# Winter Tire Size Help



## spacedout (Dec 7, 2010)

ScaredyCat said:


> I'm sorry, I'm one of those Newbies, who know nothing & understand less... So here is my dumb question. If a car has 225/45R18's (stock LTZ tires) can they be changed to "regular" profile tires? I will need winter tires also and don't even know if there is such a thing as low profile winter tires. I would prefer "normal" profile tires because I drive on dirt roads to get to our cottage & live in a rural area.


This is a great question and a good reason for this thread. If you look at the sizes listed above you can see the LS & 1LT use a 16in rim the tire size of 215/60R16. One can buy the steel rims from the LS cruze pretty cheap, and get snow tires in that size without throwing off the speedometer.


----------



## Smurfenstein (Nov 16, 2011)

Moved posts since the COMG Discussion purpose is for aquiring data, and questions are more suited, and will get more views in this section.

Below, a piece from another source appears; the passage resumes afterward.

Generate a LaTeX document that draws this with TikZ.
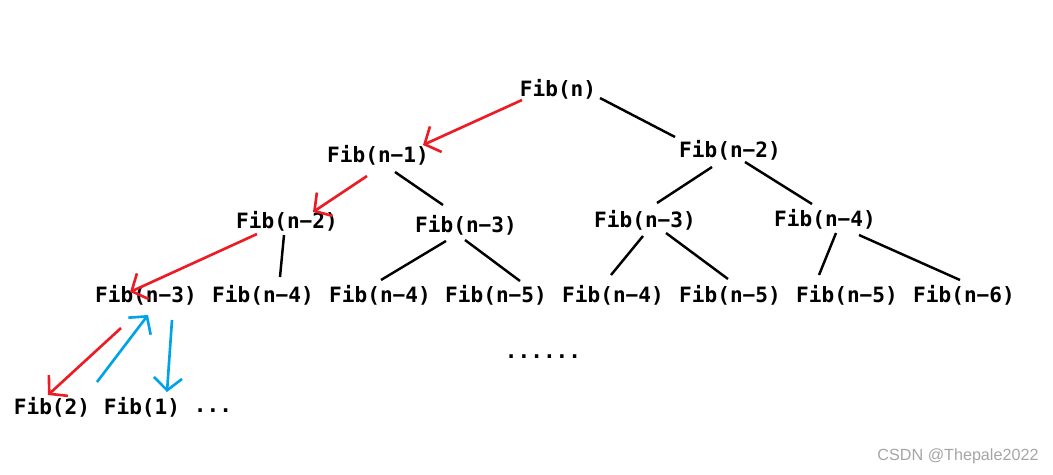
\documentclass[tikz,border=0pt]{standalone}
\usepackage{fontspec}
\usepackage{tikz}
\usetikzlibrary{calc,arrows.meta}
\setmainfont{Liberation Sans}
\newfontfamily\fibmono{DejaVu Sans Mono}
\definecolor{paintRed}{RGB}{237,28,36}
\definecolor{paintBlue}{RGB}{0,162,232}
\definecolor{markGray}{RGB}{165,165,165}

\begin{document}
\begin{tikzpicture}[x=0.02cm,y=-0.02cm,
  fib/.style={font=\fibmono\bfseries\fontsize{12}{14}\selectfont, inner sep=1pt},
  edge/.style={black, line width=1.4pt},
  walk/.style={line width=1.5pt, -{Straight Barb[length=7pt,width=16pt]}},
]
\useasboundingbox (0,0) rectangle (1053,474);
% call tree
\node[fib] (fn) at (558,89) {Fib(n)};
\node[fib] (fl1) at (378,155) {Fib(n−1)};
\node[fib] (fr2) at (730,150) {Fib(n−2)};
\node[fib] (fl2) at (287,221) {Fib(n−2)};
\node[fib] (fm3) at (466,225) {Fib(n−3)};
\node[fib] (fr3) at (645,220) {Fib(n−3)};
\node[fib] (fr4) at (825,219) {Fib(n−4)};
\node[fib] (b1) at (146,295) {Fib(n−3)};
\node[fib] (b2) at (263,295) {Fib(n−4)};
\node[fib] (b3) at (380,295) {Fib(n−4)};
\node[fib] (b4) at (496,295) {Fib(n−5)};
\node[fib] (b5) at (613,295) {Fib(n−4)};
\node[fib] (b6) at (730,295) {Fib(n−5)};
\node[fib] (b7) at (847,295) {Fib(n−5)};
\node[fib] (b8) at (964,295) {Fib(n−6)};
\node[fib] (more) at (543,357) {......};
\node[fib] (f2) at (52,407) {Fib(2)};
\node[fib] (f1) at (142,407) {Fib(1)};
\node[fib] (tail) at (213,411) {...};
\node[font=\fontsize{9.2}{11}\selectfont, text=markGray] (mark) at (958,456) {CSDN @Thepale2022};

% black edges
\draw[edge] ($(fn)+(42,9)$) -- ($(fr2)+(-55,-13)$);
\draw[edge] ($(fl1)+(17,17)$) -- ($(fm3)+(-23,-20)$);
\draw[edge] ($(fr2)+(-18,17)$) -- ($(fr3)+(12,-17)$);
\draw[edge] ($(fr2)+(15,12)$) -- ($(fr4)+(-13,-15)$);
\draw[edge] ($(fl2)+(-3,14)$) -- ($(b2)+(17,-18)$);
\draw[edge] ($(fm3)+(-20,16)$) -- ($(b3)+(1,-15)$);
\draw[edge] ($(fm3)+(-1,15)$) -- ($(b4)+(24,-14)$);
\draw[edge] ($(fr3)+(-2,16)$) -- ($(b5)+(-2,-20)$);
\draw[edge] ($(fr3)+(21,13)$) -- ($(b6)+(-2,-16)$);
\draw[edge] ($(fr4)+(11,14)$) -- ($(b7)+(-28,-20)$);
\draw[edge] ($(fr4)+(34,16)$) -- ($(b8)+(-4,-15)$);

% red: going down
\draw[walk, paintRed] ($(fn)+(-36,11)$) -- ($(fl1)+(45,-10)$);
\draw[walk, paintRed] ($(fl1)+(-11,21)$) -- ($(fl2)+(26,-9)$);
\draw[walk, paintRed] ($(fl2)+(-30,13)$) -- ($(b1)+(-16,-3)$);
\draw[walk, paintRed] ($(b1)+(-25,33)$) -- ($(f2)+(-4,-12)$);

% blue: back up and down again
\draw[walk, paintBlue] ($(f2)+(45,-25)$) -- ($(b1)+(2,20)$);
\draw[walk, paintBlue] ($(b1)+(26,25)$) -- ($(f1)+(25,-15)$);
\end{tikzpicture}
\end{document}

As for your question, going with a larger tire on your stock rim will not only throw off your odometer/Speedometer, but it will also create possible rubbing problems. The best thing to do in your situation would be to buy 16" steelies, and run a 215/60/16 tire as that will keep the stock overall diameter and not cause any problems whatsoever. Steelies can be bought new for a decently cheap price, and are more suited for winter weather abuse.


----------



## brian v (Dec 25, 2011)

? Would not the odometer be calibrated to 18 "in wheels and tyres ? If this is true then a 16 in " tyre and wheel Diameter would affect calibration ! Maybe not a lot but definitely off . The idea of steelies is a good 1 , and definitely a worth while investment for Winter driving .


----------



## obermd (Mar 3, 2012)

The odometer is calibrated for the total tire diameter. 16 inch rims can be used with a good winter tire that has the same diameter.


----------